▸ **DATA SHOWN**
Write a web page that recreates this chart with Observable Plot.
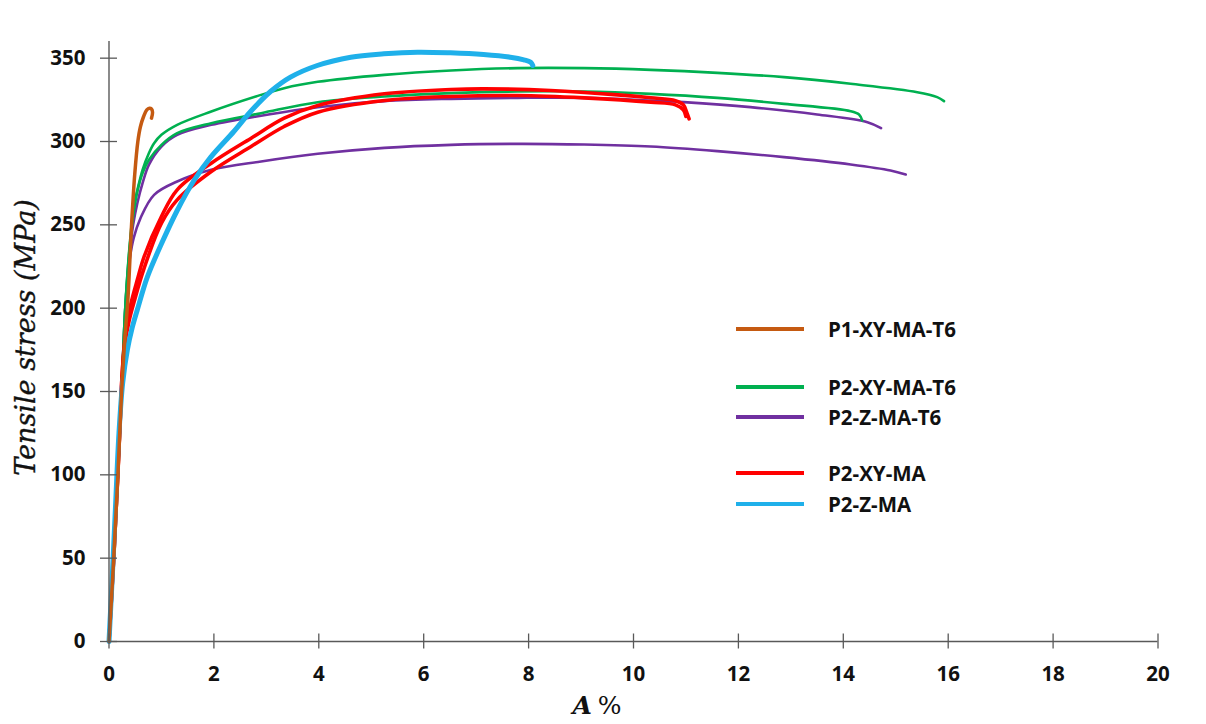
<!DOCTYPE html>
<html>
<head>
<meta charset="utf-8">
<script src="https://cdn.jsdelivr.net/npm/d3@7"></script>
<script src="https://cdn.jsdelivr.net/npm/@observablehq/plot@0.6"></script>
<style>
  body { margin: 0; background: #fff; }
  #wrap { position: relative; width: 1206px; height: 724px; overflow: hidden; }
  .legend { position: absolute; left: 0; top: 0; font-family: "Open Sans", sans-serif; font-weight: 700; color: #111; }
  .legend .row { position: absolute; display: flex; align-items: center; white-space: nowrap; transform: translateY(-50%); }
  .legend .sw { width: 68px; height: 4px; margin-right: 24px; }
</style>
</head>
<body>
<div id="wrap"></div>
<script>
// ---------------- data (strain A %, tensile stress MPa) ----------------
const seriesNames = ["P1-XY-MA-T6", "P2-XY-MA-T6", "P2-Z-MA-T6", "P2-XY-MA", "P2-Z-MA"];
const seriesColors = ["#C55A11", "#00B050", "#7030A0", "#FF0000", "#1FB0EA"];

const xTicks = [0, 2, 4, 6, 8, 10, 12, 14, 16, 18, 20];
const yTicks = [0, 50, 100, 150, 200, 250, 300, 350];

// P1-XY-MA-T6 (one specimen)
const p1XYT6_a = [[0,0],[0.09,50],[0.17,100],[0.24,150],[0.31,185],[0.36,205],[0.43,250],[0.49,280],[0.55,300],[0.6,309],[0.66,315],[0.72,319],[0.77,320],[0.81,319.5],[0.83,317.5],[0.81,314]];

// P2-XY-MA-T6 (two specimens)
const p2XYT6_a = [[0,0],[0.09,50],[0.17,100],[0.24,150],[0.31,200],[0.4,240],[0.48,262],[0.55,272],[0.64,283],[0.76,293],[0.86,299],[1.0,304],[1.3,310],[1.95,318],[2.8,327],[3.34,332],[3.98,335.8],[5.25,340],[6.52,342.6],[7.79,344],[9.06,344],[10.33,343],[11.6,341.2],[12.87,338.6],[14.14,334.6],[15.41,329.6],[15.79,326.6],[15.92,324.2]];
const p2XYT6_b = [[0,0],[0.09,50],[0.17,100],[0.24,150],[0.31,200],[0.39,235],[0.46,255],[0.54,270],[0.64,281],[0.76,289],[1.0,298],[1.3,305],[1.95,311],[2.9,317],[3.98,323.6],[5.25,327],[6.52,329],[7.79,330],[9.06,330],[10.33,328.6],[11.6,326.2],[12.87,322.6],[14.14,318.2],[14.3,316.2],[14.36,312.6]];

// P2-Z-MA-T6 (two specimens)
const p2ZT6_a = [[0,0],[0.09,50],[0.17,100],[0.24,150],[0.31,200],[0.39,232],[0.46,250],[0.54,263],[0.64,275],[0.76,286],[1.0,297],[1.3,304],[1.95,310],[2.9,315.5],[3.98,320.6],[5.25,324.2],[6.52,325.6],[7.79,326.2],[9.06,326.2],[10.33,324.6],[10.96,323.6],[12.23,320.6],[13.5,316.2],[14.46,311.6],[14.72,308]];
const p2ZT6_b = [[0,0],[0.09,50],[0.17,100],[0.24,150],[0.28,175],[0.32,200],[0.35,215],[0.38,226],[0.47,242],[0.6,254],[0.86,268],[1.3,276],[1.95,283],[2.9,288],[3.98,292.6],[5.25,296.2],[6.52,298],[7.79,298.6],[9.06,298.2],[10.33,297],[11.6,294.2],[12.87,290.6],[14.14,286.2],[14.9,282.6],[15.19,280.2]];

// P2-XY-MA (two specimens)
const p2XY_a = [[0,0],[0.09,50],[0.16,95],[0.21,130],[0.25,160],[0.3,180],[0.36,193],[0.42,203],[0.54,217],[0.67,231],[1.0,255],[1.3,271],[1.95,287],[2.71,302],[3.34,314],[3.98,321.6],[5.25,328.6],[6.52,331.2],[7.15,331.6],[8.42,330.6],[9.7,328],[10.33,326.2],[10.8,324.5],[10.95,322],[11.02,317],[11.06,313.6]];
const p2XY_b = [[0,0],[0.09,50],[0.16,95],[0.21,130],[0.25,160],[0.3,178],[0.38,192],[0.48,204],[0.67,224],[1.0,251],[1.3,265],[1.95,282],[2.71,297],[3.34,309],[3.98,317.6],[5.25,324.6],[6.52,327],[7.79,327.6],[9.06,326.2],[10.33,323.6],[10.8,322],[10.95,319],[11.0,315]];

// P2-Z-MA (one specimen)
const p2Z_a = [[0,0],[0.07,44],[0.13,85],[0.19,125],[0.26,155],[0.35,175],[0.44,188],[0.54,199],[0.73,218.6],[1.0,238.6],[1.3,258.6],[1.62,276.6],[1.94,290.6],[2.38,306],[2.7,318],[3.08,330],[3.46,338.6],[3.97,345.6],[4.61,350.6],[5.24,352.6],[5.88,353.6],[6.51,353.2],[7.14,352.2],[7.65,350.6],[7.91,349],[8.04,347.5],[8.08,345.6]];

// specimens in drawing order
const specimens = [
  {series: "P2-Z-MA-T6", id: "P2-Z-MA-T6 b", pts: p2ZT6_b},
  {series: "P2-Z-MA-T6", id: "P2-Z-MA-T6 a", pts: p2ZT6_a},
  {series: "P2-XY-MA-T6", id: "P2-XY-MA-T6 b", pts: p2XYT6_b},
  {series: "P2-XY-MA-T6", id: "P2-XY-MA-T6 a", pts: p2XYT6_a},
  {series: "P2-XY-MA", id: "P2-XY-MA b", pts: p2XY_b},
  {series: "P2-XY-MA", id: "P2-XY-MA a", pts: p2XY_a},
  {series: "P2-Z-MA", id: "P2-Z-MA a", pts: p2Z_a},
  {series: "P1-XY-MA-T6", id: "P1-XY-MA-T6 a", pts: p1XYT6_a}
];

// ---------------- styling ----------------
const widths = {"P1-XY-MA-T6": 3.5, "P2-XY-MA-T6": 2.6, "P2-Z-MA-T6": 2.6, "P2-XY-MA": 3.6, "P2-Z-MA": 5};
const legendRowsY = [329, 387, 417, 473, 504];

const rows = specimens.flatMap(s => s.pts.map(([x, y], i) => ({series: s.series, specimen: s.id, x, y, i})));
const colorOf = Object.fromEntries(seriesNames.map((n, i) => [n, seriesColors[i]]));

const lineMarks = specimens.map(s => Plot.line(rows.filter(r => r.specimen === s.id), {
  x: "x", y: "y", stroke: colorOf[s.series], strokeWidth: widths[s.series], curve: "catmull-rom", strokeLinecap: "round", strokeLinejoin: "round"
}));

const axisColor = "#595959";
const tickFont = {fill: "#111", fontSize: 20.5, fontWeight: 700, fontFamily: "Open Sans"};
const chart = Plot.plot({
  width: 1206,
  height: 724,
  marginTop: 41,
  marginLeft: 108.5,
  marginRight: 48.5,
  marginBottom: 83,
  style: {background: "white", fontFamily: "Open Sans, sans-serif"},
  x: {domain: [0, 20]},
  y: {domain: [0, 360]},
  marks: [
    ...lineMarks,
    Plot.ruleX([0], {stroke: axisColor, strokeWidth: 1.4}),
    Plot.ruleY([0], {stroke: axisColor, strokeWidth: 1.4}),
    Plot.axisY(yTicks, {tickSize: 17, dx: 8.5, tickPadding: 15, stroke: axisColor, strokeWidth: 1.3, ...tickFont, label: null}),
    Plot.axisX(xTicks, {tickSize: 15, dy: -7.5, tickPadding: 17, stroke: axisColor, strokeWidth: 1.3, ...tickFont, label: null}),
    Plot.text(["Tensile stress (MPa)"], {frameAnchor: "left", textAnchor: "middle", rotate: -90, dx: -83, dy: -4, text: d => d, fontFamily: "DejaVu Serif", fontStyle: "italic", fontSize: 27, fill: "#111", stroke: "#111", strokeWidth: 0.35})
  ]
});

const wrap = document.getElementById("wrap");
wrap.appendChild(chart);

// x-axis title with mixed styling
const svg = d3.select(chart);
const xt = svg.append("text")
  .attr("x", 597).attr("y", 714)
  .attr("text-anchor", "middle")
  .attr("font-family", "DejaVu Serif")
  .attr("font-size", 25)
  .attr("fill", "#111");
xt.append("tspan").attr("font-weight", 700).attr("font-style", "italic").text("A");
xt.append("tspan").attr("dx", 6).text("%");

// legend (HTML overlay)
const legend = document.createElement("div");
legend.className = "legend";
seriesNames.forEach((name, i) => {
  const row = document.createElement("div");
  row.className = "row";
  row.style.left = "736px";
  row.style.top = legendRowsY[i] + "px";
  row.style.fontSize = "20.5px";
  const sw = document.createElement("span");
  sw.className = "sw";
  sw.style.background = seriesColors[i];
  const tx = document.createElement("span");
  tx.textContent = name;
  row.appendChild(sw);
  row.appendChild(tx);
  legend.appendChild(row);
});
wrap.appendChild(legend);
</script>
</body>
</html>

▸ **WORK INSTRUCTIONS**
Work out how many lines of the listing above include "chart". Answer with the number and nothing more.

▸ **FINISHED TASK**
4